Les « Precogs » de Minority Report en vrai ou les errances de la justice prédictive aux Etats-Unis
Les grandes villes américaines sont sur le point de se doter d’un logiciel de prédiction des crimes. Seule bonne nouvelle dans cette affaire, le logiciel n’aura pas l’apparence méduso-flippante des Precogs de Minority Report. En revanche, l’idée reste la même : prédire des crimes qui n’ont pas encore eu lieu et qui ne se produiront peut-être / sans doute jamais.
Comme l’explique Wired, le logiciel de prédiction – que par souci de concision nous appellerons Irma – est d’ores et déjà utilisé en Pennsylvanie et dans le Maryland. Il devrait prochainement faire son apparition à Washington DC. En pratique, Irma promet de réduire le taux d’homicides, en prédisant quelles personnes en liberté conditionnelle sont le plus susceptibles de commettre un meurte. Elle vise donc avant tout des personnes déjà condamnées. A terme, les prédictions d’Irma pourraient remplacer le travail de libération conditionnelle du juge d’application des peines, comme cela semble déjà être le cas à Baltimore et Philadelphie.
8 meurtriers sur 100
Richard Berk, criminologue et auteur de l’algorithme d’Irma, en est certain : son logiciel va faire baisser le nombre de meurtres – et d’autres crimes – en introduisant des critères objectifs dans les délibérés des juges. Il pourrait dans un premier temps aider les juges et les officiers du ministère public à fixer la durée des peines. A plus longue échéance, néanmoins, Richard Berk espère qu’Irma promulguera elle-même les peines.
Pour créer Irma, les chercheurs ont recensé et compilé plus de 60.000 actes criminels (meurtres inclus) et inventé un algorithme qui traite cette base de données en fonction d’une douzaine de variables (nature du crime, âge du criminel, casier judiciaire, lieu de résidence…) et permet d’identifier les personnes qui ont le plus de chance de commettre un meurtre.
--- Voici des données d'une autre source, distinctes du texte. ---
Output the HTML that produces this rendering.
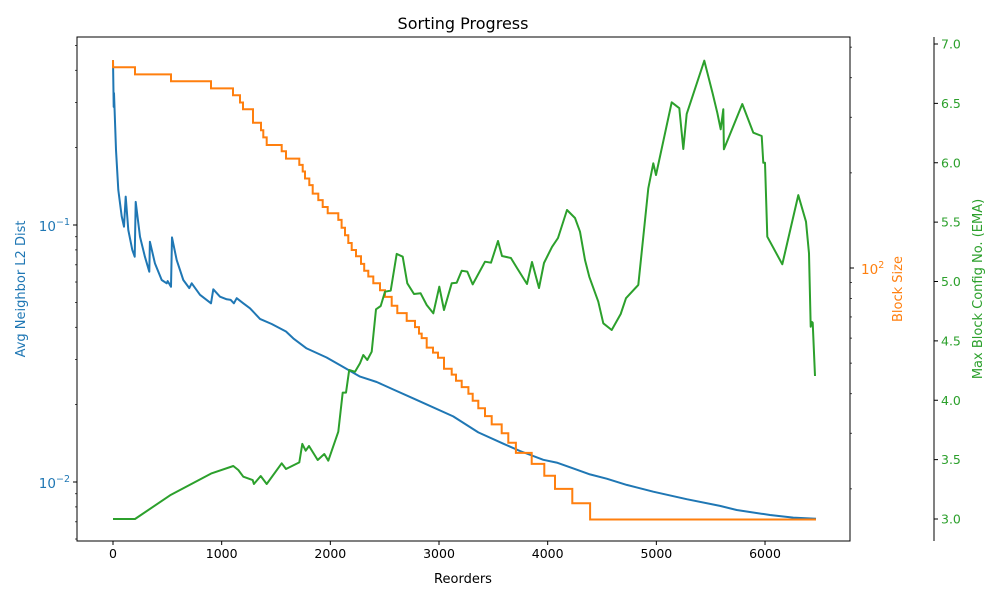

Selon Berk, Irma serait capable d’identifier 8% des futurs meurtriers. Un taux de prédiction ridicule eu égard aux enjeux. Au point qu’on peine à comprendre comment les instances judiciaires du Maryland et de Pennsylvanie ont pu accepter de l’utiliser.
le logiciel ne prédit pas grand chose
Le professeur Berk reconnaît lui-même le caractère très approximatif des prédictions. Il est beaucoup plus facile, note-t-il, de prédire le passage à l’acte (meurtrier) d’un adolescent de 14 ans qui a fait un vol à main armé que celui d’un même criminel âgé de 30 ans. A cet âge-là, « le logiciel ne prédit pas grand chose ».
Pour Shawn Bushway, professeur de “justice criminelle” à la State University of New York à Albany, l’utilisation de ce logiciel de supervision des personnes en liberté probatoire ou conditionnelle s’apparente à du « harcèlement ». Cela pourrait conduire à « punir des gens qui, très vraisemblablement, ne commettront aucun crime dans l’avenir ».